No es que Botella no haya sido una alcaldesa capaz, es que ni siquiera ha sido capaz de parecerlo por una sola vez. No es que Botella no sea querida por los madrileños, es que los madrileños se han sentido avergonzados de tener una alcaldesa así. Y lo que es peor: un 77% de los votantes de su propio partido deseaban otro candidato. Y lo que es el colmo: solo un 63% de esos votantes populares preferirían que el PP ganara las próximas municipales si Botella fuera la candidata. No puede imaginarse un epitafio político más penoso.

Con semejante suspenso se va Botella porque no solo deja una ciudad tan contaminada que ha llegado a ser amonestada por la Unión Europea, sino que se permite el cinismo de declarar que tiene un aire purísimo (ella, que fue concejal de Medio Ambiente). Porque no solo perdió para Madrid la atorrante y costosa candidatura olímpica que tanto ansiaba el PP, sino que como embajadora de la ciudad hizo un ridículo internacionalmente reseñado. Porque en el momento más crítico de su mandato, la tragedia del Madrid Arena, se fue al spa con su marido, perdiendo una ocasión de oro para ganarse, al menos, el encogido corazón de los ciudadanos.

Botella ha hecho nada porque no daba para más. Y eso teniendo una suerte que no ha sido capaz de aprovechar, pues le pasó lo mejor que le ­habría podido pasar a una alcaldesa sin capacidad política: el apogeo de una crisis que proporciona la coartada perfecta para no hacer nada.

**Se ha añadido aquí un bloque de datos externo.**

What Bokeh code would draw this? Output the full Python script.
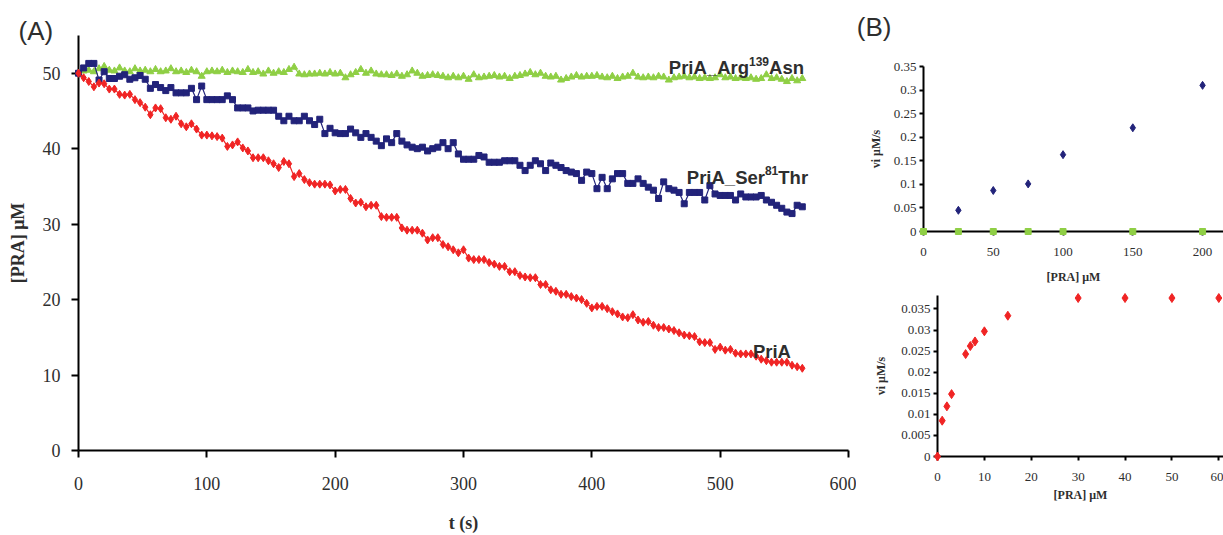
from bokeh.plotting import figure
from bokeh.layouts import row, column
from bokeh.models import Label, Range1d, FixedTicker, NumeralTickFormatter, Spacer
from bokeh.core.properties import value
from bokeh.embed import file_html
from bokeh.resources import INLINE

# ---------------- data: panel A (time course, sampled every 4 s) ----------------
step_s = 4
pria = [
    50.0, 49.4, 48.9, 48.2, 48.7, 48.6, 47.9, 47.9, 47.2, 47.1,
    47.2, 46.5, 46.1, 45.5, 44.5, 45.4, 45.3, 44.1, 43.9, 44.3,
    43.3, 42.9, 43.3, 42.6, 41.8, 41.8, 41.7, 41.6, 41.4, 40.3,
    40.5, 40.9, 40.1, 39.7, 38.8, 38.8, 38.8, 38.4, 38.0, 37.5,
    38.3, 38.0, 36.3, 36.7, 35.9, 35.5, 35.3, 35.3, 35.3, 35.2,
    34.4, 34.6, 34.6, 33.4, 32.8, 32.9, 32.3, 32.5, 32.5, 31.0,
    30.9, 30.9, 30.9, 29.5, 29.2, 29.2, 29.2, 28.8, 27.9, 28.2,
    28.2, 27.3, 27.0, 26.6, 26.2, 26.6, 25.5, 25.3, 25.3, 25.3,
    24.9, 24.7, 24.4, 24.4, 23.7, 23.7, 23.2, 23.0, 22.9, 22.9,
    22.0, 22.0, 21.3, 21.1, 20.7, 20.7, 20.4, 20.2, 20.0, 19.5,
    18.9, 19.1, 19.1, 18.8, 18.4, 18.1, 17.7, 17.6, 18.0, 17.3,
    17.0, 17.1, 16.6, 16.3, 16.3, 16.1, 15.9, 15.6, 15.3, 15.2,
    15.1, 14.4, 14.3, 14.3, 13.4, 13.7, 13.3, 13.4, 12.9, 12.8,
    12.8, 12.8, 12.5, 12.1, 11.9, 11.7, 11.7, 11.7, 11.7, 11.3,
    11.1, 10.9,
]
ser81thr = [
    50.0, 50.7, 51.3, 51.3, 49.1, 50.2, 49.3, 49.3, 49.6, 49.8,
    49.2, 49.4, 49.7, 49.2, 48.0, 48.5, 48.1, 47.7, 48.1, 47.4,
    47.4, 47.4, 48.0, 46.5, 48.3, 46.5, 46.5, 46.5, 46.5, 47.0,
    46.5, 45.4, 45.4, 45.4, 45.0, 45.1, 45.1, 45.1, 45.1, 44.3,
    43.7, 44.3, 43.7, 43.7, 44.3, 43.7, 43.2, 43.9, 42.0, 42.7,
    42.1, 42.0, 42.0, 42.6, 42.1, 41.5, 42.0, 41.5, 41.0, 40.4,
    41.3, 40.8, 42.0, 41.0, 40.5, 40.2, 40.0, 40.2, 39.7, 40.0,
    40.2, 40.8, 40.0, 40.8, 39.3, 38.6, 38.6, 38.6, 39.1, 38.9,
    38.2, 38.2, 38.2, 38.4, 38.4, 38.4, 37.8, 37.1, 37.8, 38.4,
    38.0, 37.1, 38.1, 37.8, 37.5, 37.1, 36.9, 36.7, 35.8, 36.9,
    36.7, 34.7, 36.2, 34.7, 36.0, 36.7, 36.7, 35.4, 35.4, 36.0,
    35.4, 34.9, 34.5, 33.4, 35.6, 34.7, 34.5, 34.2, 32.7, 34.2,
    34.2, 34.2, 33.2, 35.1, 34.0, 33.8, 33.8, 33.8, 33.2, 34.0,
    33.6, 33.6, 33.6, 33.8, 33.2, 32.9, 32.5, 32.1, 31.6, 31.4,
    32.5, 32.3,
]
arg139asn = [
    50.0, 50.3, 50.4, 50.2, 50.6, 50.9, 50.4, 50.3, 50.7, 50.3,
    50.2, 50.6, 50.3, 50.4, 50.2, 50.5, 50.2, 50.3, 50.6, 50.2,
    50.3, 50.1, 50.4, 50.2, 49.6, 50.2, 50.3, 50.2, 50.4, 50.1,
    50.3, 50.2, 50.1, 50.5, 50.1, 50.2, 49.9, 50.3, 50.0, 50.2,
    50.1, 50.5, 50.8, 49.9, 49.8, 49.9, 49.9, 50.0, 49.9, 50.1,
    49.9, 50.0, 49.4, 49.8, 50.1, 50.5, 50.0, 50.3, 49.9, 49.8,
    49.8, 49.7, 49.9, 49.6, 49.8, 50.3, 50.0, 49.6, 49.7, 49.8,
    49.7, 49.6, 49.4, 49.6, 49.4, 49.6, 49.2, 49.8, 49.4, 49.5,
    49.6, 49.7, 49.5, 49.6, 49.3, 49.6, 49.7, 49.9, 50.1, 49.8,
    50.0, 49.6, 49.5, 49.6, 49.1, 49.3, 49.5, 49.7, 49.5, 49.6,
    49.6, 49.7, 49.5, 49.4, 49.6, 49.3, 49.5, 49.6, 50.0, 49.5,
    49.4, 49.5, 49.4, 49.6, 49.5, 49.1, 49.4, 49.5, 49.6, 49.4,
    49.5, 49.3, 49.4, 49.3, 49.4, 49.8, 49.4, 49.5, 49.3, 49.4,
    49.3, 49.4, 49.2, 49.3, 49.8, 49.3, 49.4, 49.2, 48.9, 49.3,
    49.0, 49.3,
]
t_pria = [i * step_s for i in range(len(pria))]
t_ser = [i * step_s for i in range(len(ser81thr))]
t_arg = [i * step_s for i in range(len(arg139asn))]

# ---------------- data: panel B ----------------
pra_top_ser = [25, 50, 75, 100, 150, 200]
vi_top_ser = [0.045, 0.087, 0.101, 0.163, 0.220, 0.310]
pra_top_arg = [0, 25, 50, 75, 100, 150, 200]
vi_top_arg = [0, 0, 0, 0, 0, 0, 0]
pra_bot = [0, 1, 2, 3, 6, 7, 8, 10, 15, 30, 40, 50, 60]
vi_bot = [0, 0.0085, 0.0119, 0.0148, 0.0243, 0.0262, 0.0273, 0.0297, 0.0334,
          0.0376, 0.0376, 0.0376, 0.0376]

ticks_a_x = [0, 100, 200, 300, 400, 500, 600]
ticks_a_y = [0, 10, 20, 30, 40, 50]
ticks_top_x = [0, 50, 100, 150, 200]
ticks_top_y = [0, 0.05, 0.1, 0.15, 0.2, 0.25, 0.3, 0.35]
ticks_bot_x = [0, 10, 20, 30, 40, 50, 60]
ticks_bot_y = [0, 0.005, 0.01, 0.015, 0.02, 0.025, 0.03, 0.035]

RED = "#f02424"
NAVY = "#22237a"
GREEN = "#8fcf45"
TXT = "#2e2e2e"
SERIF = "Liberation Serif"
SANS = "Liberation Sans"


def style(p, tick_size, label_size, tick_out, lw):
    p.xgrid.visible = False
    p.ygrid.visible = False
    p.outline_line_color = None
    p.background_fill_color = "white"
    p.border_fill_color = "white"
    for ax in (p.xaxis[0], p.yaxis[0]):
        ax.axis_line_color = "black"
        ax.axis_line_width = lw
        ax.major_tick_line_color = "black"
        ax.major_tick_line_width = lw
        ax.major_tick_out = tick_out
        ax.major_tick_in = 0
        ax.minor_tick_line_color = None
        ax.major_label_text_font = SERIF
        ax.major_label_text_font_size = tick_size
        ax.major_label_text_color = TXT
        ax.axis_label_text_font = SERIF
        ax.axis_label_text_font_size = label_size
        ax.axis_label_text_font_style = "bold"
        ax.axis_label_text_color = TXT


def series_label(p, x, y, parts, size_main=18.5, size_sup=12, raise_px=6.5):
    """parts: list of (text, is_superscript, width_em); placed left to right."""
    off = 0.0
    for text, sup, width_em in parts:
        fs = size_sup if sup else size_main
        p.add_layout(Label(x=x, y=y, x_offset=off, y_offset=raise_px if sup else 0,
                           text=text, text_font=SANS, text_font_size=f"{fs}px",
                           text_font_style="bold", text_color=TXT,
                           text_baseline="alphabetic", level="overlay"))
        off += width_em * fs


def panel_letter(p, x, y, letter):
    p.text(x=[x], y=[y], text=[letter], text_font=value(SANS), text_font_size=value("26px"),
           text_color=TXT, text_baseline="top", text_align="left", level="overlay")


# ---------------- panel A ----------------
pa = figure(width=856, height=535, x_range=Range1d(0, 600), y_range=Range1d(0, 55),
            output_backend="svg", toolbar_location=None,
            min_border_left=78, min_border_right=8, min_border_top=35, min_border_bottom=83)
style(pa, "18px", "18px", 7, 2)
pa.xaxis.ticker = FixedTicker(ticks=ticks_a_x)
pa.yaxis.ticker = FixedTicker(ticks=ticks_a_y)
pa.xaxis.axis_label = "t (s)"
pa.yaxis.axis_label = "[PRA] \u03bcM"
pa.xaxis.major_label_standoff = 19
pa.yaxis.major_label_standoff = 11
pa.xaxis.axis_label_standoff = 20
pa.yaxis.axis_label_standoff = 12

pa.line(t_arg, arg139asn, color=GREEN, line_width=1.2, level="overlay")
pa.scatter(t_arg, arg139asn, marker="triangle", size=7, color=GREEN, level="overlay")
pa.line(t_ser, ser81thr, color=NAVY, line_width=1.2, level="overlay")
pa.scatter(t_ser, ser81thr, marker="square", size=6, color=NAVY, level="overlay")
pa.line(t_pria, pria, color=RED, line_width=1.2, level="overlay")
pa.scatter(t_pria, pria, marker="diamond", size=8, color=RED, level="overlay")

series_label(pa, 460.0, 50.7, [("PriA_Arg", False, 4.334), ("139", True, 1.668), ("Asn", False, 1.889)])
series_label(pa, 474.0, 36.2, [("PriA_Ser", False, 4.224), ("81", True, 1.112), ("Thr", False, 1.611)])
series_label(pa, 525.5, 13.1, [("PriA", False, 2.056)])
panel_letter(pa, -46.7, 57.6, "(A)")

# ---------------- panel B top ----------------
pt = figure(width=367, height=288, x_range=Range1d(0, 215), y_range=Range1d(0, 0.35),
            output_backend="svg", toolbar_location=None,
            min_border_left=67, min_border_right=0, min_border_top=66, min_border_bottom=57)
style(pt, "13px", "12px", 4, 2)
pt.xaxis.ticker = FixedTicker(ticks=ticks_top_x)
pt.yaxis.ticker = FixedTicker(ticks=ticks_top_y)
pt.yaxis.formatter = NumeralTickFormatter(format="0.[000]")
pt.xaxis.axis_label = "[PRA] \u03bcM"
pt.yaxis.axis_label = "vi \u03bcM/s"
pt.xaxis.major_label_standoff = 12
pt.yaxis.major_label_standoff = 3
pt.xaxis.axis_label_standoff = 11
pt.yaxis.axis_label_standoff = 8
pt.scatter(pra_top_ser, vi_top_ser, marker="diamond", size=8, color=NAVY, level="overlay")
pt.scatter(pra_top_arg, vi_top_arg, marker="square", size=6, color=GREEN, level="overlay")
panel_letter(pt, -47.8, 0.4646, "(B)")

# ---------------- panel B bottom ----------------
pb = figure(width=353, height=247, x_range=Range1d(0, 61), y_range=Range1d(0, 0.0382),
            output_backend="svg", toolbar_location=None,
            min_border_left=67, min_border_right=0, min_border_top=7, min_border_bottom=79)
style(pb, "13px", "12px", 4, 2)
pb.xaxis.ticker = FixedTicker(ticks=ticks_bot_x)
pb.yaxis.ticker = FixedTicker(ticks=ticks_bot_y)
pb.yaxis.formatter = NumeralTickFormatter(format="0.[000]")
pb.xaxis.axis_label = "[PRA] \u03bcM"
pb.yaxis.axis_label = "vi \u03bcM/s"
pb.xaxis.major_label_standoff = 12
pb.yaxis.major_label_standoff = 3
pb.xaxis.axis_label_standoff = 4
pb.yaxis.axis_label_standoff = 10
pb.scatter(pra_bot, vi_bot, marker="diamond", size=9, color=RED, level="overlay")

layout = row(pa, column(pt, row(Spacer(width=14, height=247), pb)))
open("out.html", "w").write(file_html(layout, INLINE))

Ni por esas. Pero la ciudad que deja venía ya de fábrica pepera. Gallardón nos dejó una deuda de 7.500 millones que asfixiará a varias generaciones de madrileños y, en su carrera al gobierno nacional, nos dejó en depósito el impuesto revolucionario que Aznar ha cobrado al PP: una esposa inepta. Ni siquiera los casi 200 asesores que ha llegado a tener Botella han servido para disfrazar de laissez-faire su hacer nada.

Si una ciudad es un estilo, el que ha dado Botella a Madrid es de señorona analógica, con unas oposiciones y un marido. El estilo de legionaria cristiana pretecnológica, que sale de noche a encontrarse con huelguistas y lleva un abrigo de visón. La marca calle Génova. Ellos, que traen los apellidos ilustres, destruyen los teatros, eliminan la danza, encarecen los conservatorios de música. Ellos, tan celosos de sus posesiones, venden a fondos buitre el patrimonio común. Ellos, cultivados en la tradición, se encargan de revertir, para el único beneficio de ciertos intereses y de ciertas cuentas personales, la protección histórica y estética de los edificios y las plazas. Son los que están destruyendo, hoy mismo, ahora mismo, la encantadora plaza de la Villa de París. Son los que han entregado a los especuladores el Edificio España y la manzana de Canalejas. Son los que demuelen la Pagoda de Fisac y asisten a la agonía del Frontón Beti-Jai. Los que cambian el Palacio de la Música por mostradores de ropa barata. Los que quieren cargarse el Paseo del Prado y declaran los toros Bien de Interés Cultural. Los que van en coche oficial a la peluquería y aparcan en el carril bus de la Gran Vía y a llaman a Sol Vodafone. Son los que cierran comedores infantiles para que no se vea la pobreza y, siempre, siempre, dan una moneda al pobre a la salida de misa. Son los que apuestan por la ciudad-casino, y ni siquiera ganan esa partida. Son los que entregan la ciudad al Papa de Roma e infestan Chueca de lecheras policiales. La homofobia ultracatólica de Botella merecerá un capítulo especial en la vergonzosa historia de su mandato: no ha podido soportar que maricones, bolleras, peras y manzanas fueran seña mundial de identidad de la ciudad de Madrid, que fueran paradigma de libertad, tolerancia y creatividad social. Ni siquiera ha podido tirar de amoralidad ultraliberal para aprovechar que el Orgullo LGTB es el evento que más visitantes atrae y más dinero deja a la ciudad, y ha ido a saco contra ese activo. Ha sido superior a sus fuerzas de mujer-mujer.

Ana Botella deja Madrid como es ella, granítica, casposa y demodé. Y lo que es peor: deja la alcaldía abierta a posibles candidatas del PP como la Delegada Cifuentes, que ha capitaneado a las huestes armadas para tirar a golpes, al fondo de las zanjas en que sus piquetas especuladoras han convertido las calles de Madrid, a los ciudadanos que se han rebelado contra la oscuridad de su boquete moral.